The typical external sorting algorithm uses a sort-merge strategy, which starts by sorting small subfiles—called runs—of the main file and then merges the sorted runs, creating larger sorted subfiles that are merged in turn.

See Figure 18.2 (p.590) for the sort-merge algorithm for external sorting.

Exercise: Trace the algorithm using the following parameters:

b (number of blocks in the file) = 15
Suppose the blocks in the file are represented by a single letter and the letters also serve as the primary index of the blocks:

C M A Z L T Q D B X H I F P Y

n_B (number of blocks the buffer may hold) = 4

i	p	j	n	q
1	?	?	1	?

Question: How many subfiles would be written at the end of the sort phase?
Question: How many subfiles would be written during the first merge phase?
Question: How many merge phases are there given the sample data?
Question: What is the number of block accesses? Verify the formula in the book (p.590).

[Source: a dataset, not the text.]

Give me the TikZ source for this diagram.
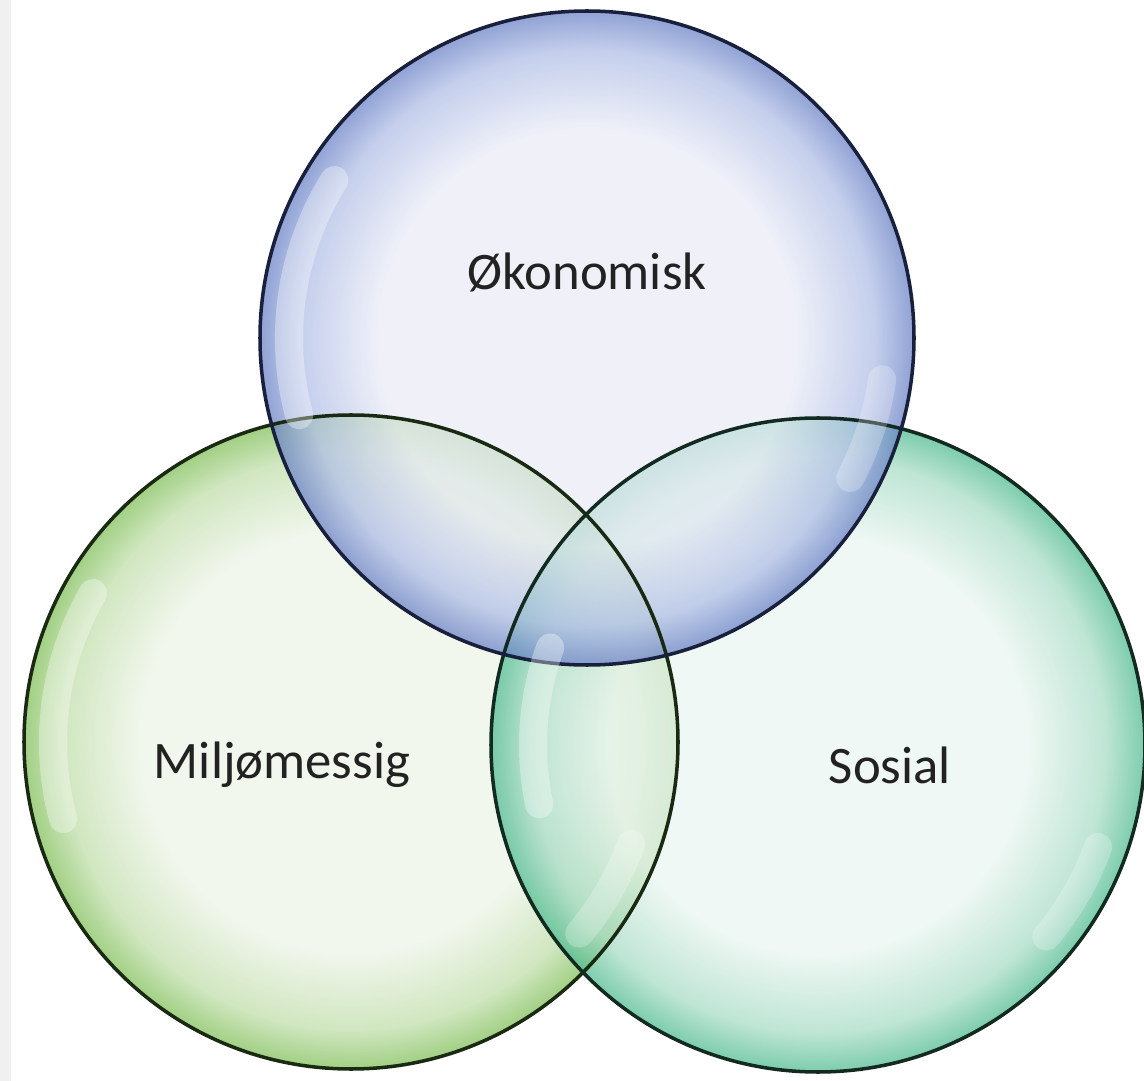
\documentclass[tikz,border=0pt]{standalone}
\usepackage{fontspec}
\setmainfont{Carlito}

\definecolor{blueIn}{HTML}{E9EBF6}
\definecolor{blueMid}{HTML}{B0BEE6}
\definecolor{blueRim}{HTML}{6A82C6}
\definecolor{blueLine}{HTML}{18203C}
\definecolor{greenIn}{HTML}{EEF4E8}
\definecolor{greenMid}{HTML}{C0DEAA}
\definecolor{greenRim}{HTML}{80BF58}
\definecolor{greenLine}{HTML}{1A2A12}
\definecolor{tealIn}{HTML}{E9F5F0}
\definecolor{tealMid}{HTML}{A8DCC6}
\definecolor{tealRim}{HTML}{4FBB90}
\definecolor{tealLine}{HTML}{122A20}
\definecolor{labelText}{HTML}{222222}

\pgfdeclareradialshading{bubbleblue}{\pgfpoint{0bp}{0bp}}{color(0bp)=(blueIn); color(16bp)=(blueIn); color(22bp)=(blueMid); color(25bp)=(blueRim); color(50bp)=(blueRim)}
\pgfdeclareradialshading{bubblegreen}{\pgfpoint{0bp}{0bp}}{color(0bp)=(greenIn); color(16bp)=(greenIn); color(22bp)=(greenMid); color(25bp)=(greenRim); color(50bp)=(greenRim)}
\pgfdeclareradialshading{bubbleteal}{\pgfpoint{0bp}{0bp}}{color(0bp)=(tealIn); color(16bp)=(tealIn); color(22bp)=(tealMid); color(25bp)=(tealRim); color(50bp)=(tealRim)}

\tikzset{
  bubble/.style={circle,inner sep=0pt,minimum size=13.08cm,fill opacity=0.74},
  rimline/.style={line width=2pt},
  gloss/.style={white,line width=16,line cap=round,opacity=0.35},
  word/.style={text=labelText,font=\fontsize{30}{36}\selectfont}
}

\begin{document}
\begin{tikzpicture}[x=0.02cm,y=-0.02cm]
\useasboundingbox (0,0) rectangle (1144,1081);
\fill[black!6] (0,0) rectangle (11,1081);

% the three bubbles
\node[bubble,shading=bubblegreen] (milj) at (351,742) {};
\node[bubble,shading=bubbleteal] (sos) at (818,745) {};
\node[bubble,shading=bubbleblue] (oko) at (587,338) {};

% outlines
\draw[rimline,greenLine] (milj.center) circle[radius=327];
\draw[rimline,tealLine] (sos.center) circle[radius=327];
\draw[rimline,blueLine] (oko.center) circle[radius=327];

% highlights
\draw[gloss] (oko.center) ++(165:298) arc[start angle=165,end angle=212,radius=298];
\draw[gloss,opacity=0.25] (oko.center) ++(8:298) arc[start angle=8,end angle=28,radius=298];
\draw[gloss] (milj.center) ++(165:298) arc[start angle=165,end angle=210,radius=298];
\draw[gloss,opacity=0.25] (milj.center) ++(20:298) arc[start angle=20,end angle=40,radius=298];
\draw[gloss] (sos.center) ++(168:285) arc[start angle=168,end angle=200,radius=285];
\draw[gloss,opacity=0.25] (sos.center) ++(20:298) arc[start angle=20,end angle=40,radius=298];

% labels
\node[word] (okotxt) at (587,272) {Økonomisk};
\node[word] (miljtxt) at (282,765) {Miljømessig};
\node[word] (sostxt) at (890,765) {Sosial};
\end{tikzpicture}
\end{document}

Search algorithms for selecting records from a file are also known as file scans.
If the search algorithm involves the use of an index, the index search is called an index scan.

Exercise: Examine the first six algorithms (S1 through S6) presented on p.p. 591-592 and identify the respective prerequisites of each of the algorithms. A prerequisite may be the type of index or a special ordering that is needed to carry out the algorithm.

Search methods for complex selection with a conjunctive condition: S7, S8, S9.

Query optimization for a SELECT operation is needed mostly for conjunctive select conditions whenever more than one of the attributes involved in the conditions have an access path.

The optimizer should choose the access path that retrieves the fewest records in the most efficient way by estimating the different costs (see Section 18.4) and choosing the method with the least estimated cost.

The selectivity (s) is defined as the ratio of the number of records (tuples) that satisfy the condition to the total number of records (tuples) in the file (relation), and thus is a number between zero and 1.
Estimates of selectivities are often kept in the DBMS catalog and are used by the optimizer.

In general, the number of records satisfying a selection condition with selectivity s is estimated to be | r(R) | * s.
The smaller this estimate is, the higher the desirability of using that condition first to retrieve records.
Question: Do you agree at the above statement? Justify your answer.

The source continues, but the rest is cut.